American Cities, From the President

Like so many of you, I watched with worry and a sense of familiar angst as Hurricane Ida made landfall in the Gulf Coast.

Although the storm was horrific – and continues to ravage large sections of the East Coast – the story of Ida will be different from the life-altering immediate aftermath of Katrina. Most notably, essential infrastructure investments safeguarded lives and property, as the levees held within the vast majority of protected areas.

At the same time, New Orleans and its surrounding environs remain in a state of disarray, as the power grid’s catastrophic failure forces hospitals to run on generators (slivers of welcome progress are just now being realized), residents to sort through the rubble of uninhabitable homes, and emergency responders to work in overdrive to provide food, shelter and health relief.

A more thorough understanding of conditions on the ground is trickling in only very slowly. But it is abundantly clear that those conditions remain very dangerous, making the arduous task of assessment and stabilization even more critical and hazardous.
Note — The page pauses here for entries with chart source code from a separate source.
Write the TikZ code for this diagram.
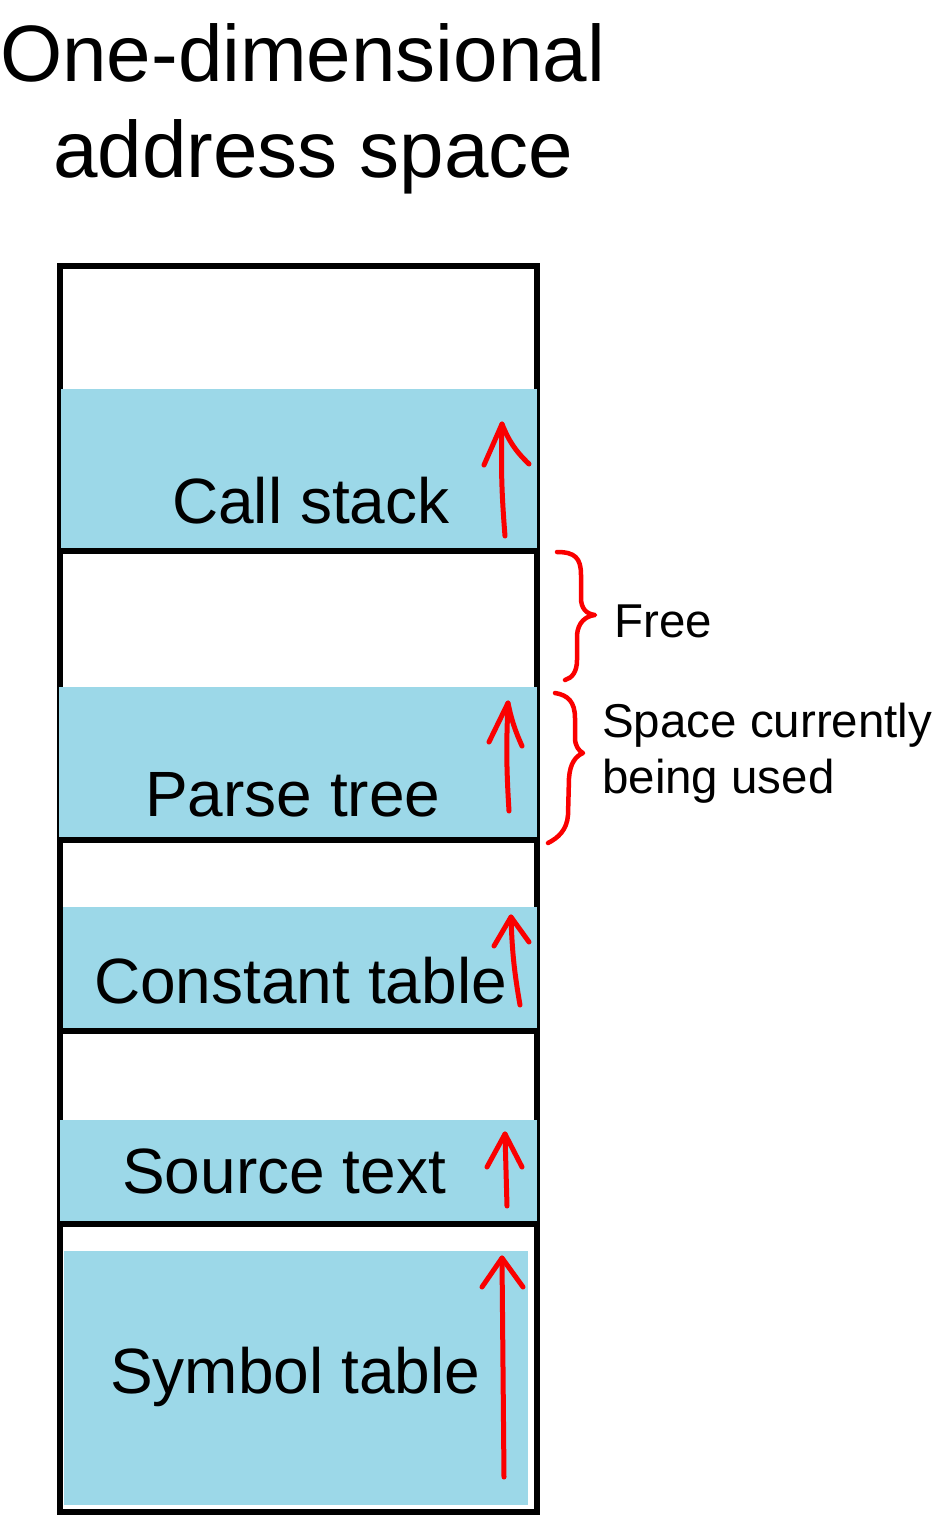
\documentclass[tikz,border=0pt]{standalone}
\usepackage{fontspec}
\setmainfont{Liberation Sans}
\definecolor{segblue}{RGB}{156,216,232}
\definecolor{hred}{RGB}{250,0,0}
\tikzset{
  title/.style={anchor=base west,inner sep=0pt,font=\fontsize{80}{90}\selectfont},
  seglabel/.style={anchor=base west,inner sep=0pt,font=\fontsize{64}{72}\selectfont},
  sidelabel/.style={anchor=base west,inner sep=0pt,font=\fontsize{47.5}{56}\selectfont},
  border/.style={draw=black,line width=5.5pt},
  segfill/.style={fill=segblue,draw=none},
  sep/.style={draw=black,line width=5.5pt},
  handline/.style={draw=hred,line width=5pt,line cap=round,line join=round},
}
\begin{document}
\begin{tikzpicture}[x=1pt,y=-1pt]
\useasboundingbox (0,0) rectangle (937,1516);
\fill[white] (0,0) rectangle (937,1516);

% title
\node[title] (t1) at (0,81) {One-dimensional};
\node[title] (t2) at (53,177) {address space};

% outer frame
\draw[border] (60,266) rectangle (537,1512);

% segments
\fill[segfill] (61,389) rectangle (537,549);
\fill[segfill] (59,687) rectangle (537,837);
\fill[segfill] (63,907) rectangle (537,1029);
\fill[segfill] (60,1120) rectangle (537,1221);
\fill[segfill] (64,1251) rectangle (528,1505);

% separators
\draw[sep] (60,551) -- (537,551);
\draw[sep] (60,840) -- (537,840);
\draw[sep] (60,1031) -- (537,1031);
\draw[sep] (60,1224) -- (537,1224);

% labels
\node[seglabel] (call) at (172,523) {Call stack};
\node[seglabel] (parse) at (145,816) {Parse tree};
\node[seglabel] (const) at (94,1003) {Constant table};
\node[seglabel] (src) at (122,1193) {Source text};
\node[seglabel] (sym) at (110,1393) {Symbol table};

% hand-drawn arrows
\coordinate (a1s) at (505,536); \coordinate (a1t) at (502,424);
\coordinate (a1l) at (484,465); \coordinate (a1r) at (529,464);
\draw[handline] (a1s) to[bend left=3] (a1t);
\draw[handline] (a1l) -- (a1t) to[bend right=12] (a1r);

\coordinate (a2s) at (509,811); \coordinate (a2t) at (508,703);
\coordinate (a2l) at (489,742); \coordinate (a2r) at (522,746);
\draw[handline] (a2s) to[bend left=3] (a2t);
\draw[handline] (a2l) -- (a2t) to[bend right=6] (a2r);

\coordinate (a3s) at (520,1005); \coordinate (a3t) at (511,917);
\coordinate (a3l) at (494,946); \coordinate (a3r) at (529,942);
\draw[handline] (a3s) to[bend left=4] (a3t);
\draw[handline] (a3l) -- (a3t) -- (a3r);

\coordinate (a4s) at (507,1206); \coordinate (a4t) at (505,1134);
\coordinate (a4l) at (487,1167); \coordinate (a4r) at (522,1167);
\draw[handline] (a4s) -- (a4t);
\draw[handline] (a4l) -- (a4t) -- (a4r);

\coordinate (a5s) at (504,1477); \coordinate (a5t) at (502,1258);
\coordinate (a5l) at (482,1287); \coordinate (a5r) at (523,1287);
\draw[handline] (a5s) -- (a5t);
\draw[handline] (a5l) -- (a5t) -- (a5r);

% braces
\coordinate (b1a) at (557,552); \coordinate (b1t) at (595,615); \coordinate (b1b) at (565,680);
\draw[handline,line width=4.5pt] (b1a) .. controls (575,552) and (581,558) .. (581,575)
  -- (581,598) .. controls (581,608) and (586,614) .. (b1t)
  .. controls (586,616) and (578,622) .. (577,635)
  -- (577,660) .. controls (577,672) and (572,678) .. (b1b);
\node[sidelabel] (free) at (614,637) {Free};

\coordinate (b2a) at (555,693); \coordinate (b2t) at (583,753); \coordinate (b2b) at (548,843);
\draw[handline,line width=4.5pt] (b2a) .. controls (568,695) and (575,702) .. (575,718)
  -- (575,738) .. controls (575,746) and (579,751) .. (b2t)
  .. controls (576,756) and (570,763) .. (569,778)
  -- (568,815) .. controls (567,830) and (558,838) .. (b2b);
\node[sidelabel] (used) at (602,737) {Space currently};
\node[sidelabel] (used2) at (602,793) {being used};
\end{tikzpicture}
\end{document}
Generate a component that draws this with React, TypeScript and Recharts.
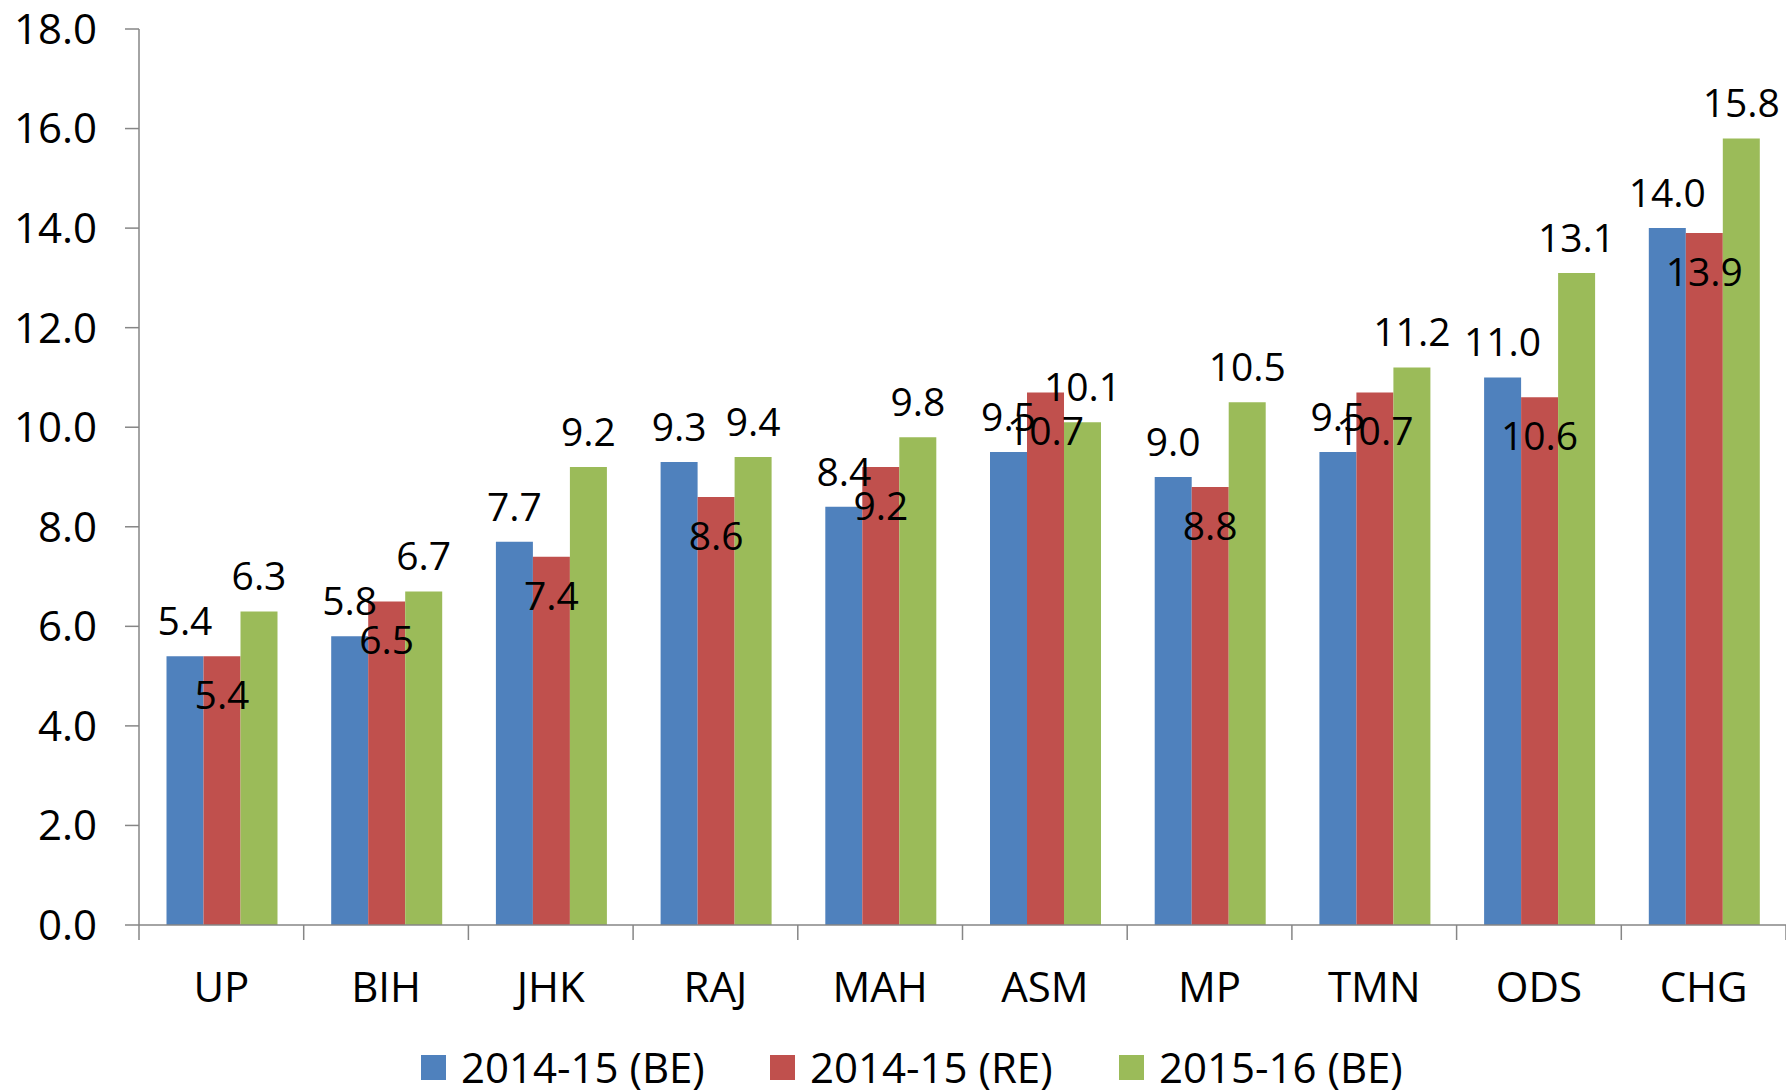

That work draws on the proven resilience of a region that has seen heartbreak and disaster far too many times before. The Gulf Coast – and New Orleans – knows all too well that the energy and good will of every resident, every public employee, every volunteer from other communities will be necessary to start the painful and methodical process of restoring and rebuilding.

Kresge has worked closely with the nonprofit organizations joining the front tiers of response in providing the vitally needed emergency funding to nonprofits and grassroot groups serving residents of Greater New Orleans. Particularly in communities with less access to resources, people will depend on immediate mutual aid – they  simply cannot wait for food and medication, access to healthcare, diapers, roof tarps, lodging, mucking and gutting, and COVID tests. And our partners in New Orleans have worked diligently over the last decade to ensure that the resources from federal agencies reach those in greatest need.

It’s a haunting deja vu to the urgency we felt after Katrina. On the one hand, as now, there was an urgency to provide emergency aid. On the other hand, however, there was an equally compelling sense of urgency to make a long-term commitment to the people of New Orleans themselves.  For more than a decade we have invested in climate mitigation, to be sure, but also in the city’s cultural and artistic fabric . . . in the development of neighborhood small businesses . . . in community organizing and capacity-building. . . in the human services ecology . . . in the public health system . . . in college access and success at the city’s historically black colleges and universities (HBCUs).

After Ida, Kresge will be called to reaffirm those commitments to the city. We will.

In the near term, through Kresge’s American Cities Program, emergency grants will be provided to the Greater New Orleans Foundation and the Foundation for Louisiana to enable them to supplement their normal operations with essential relief services.

In the long term, our investments in New Orleans will be predicated on the two existential challenges of our time: climate change and racial equity. We understand that, unabated, climate change guarantees that storms like Ida will repeat, again and again. We will accordingly incorporate into every investment our Foundation makes an assessment of how it addresses the practices and policies of climate change mitigation and adaptation.

But we will also assess for every investment we make how it advances equity, opportunity and justice. In New Orleans, as in every city in America, how we answer that question will define how we realize our mission of contributing to a more just and humane world.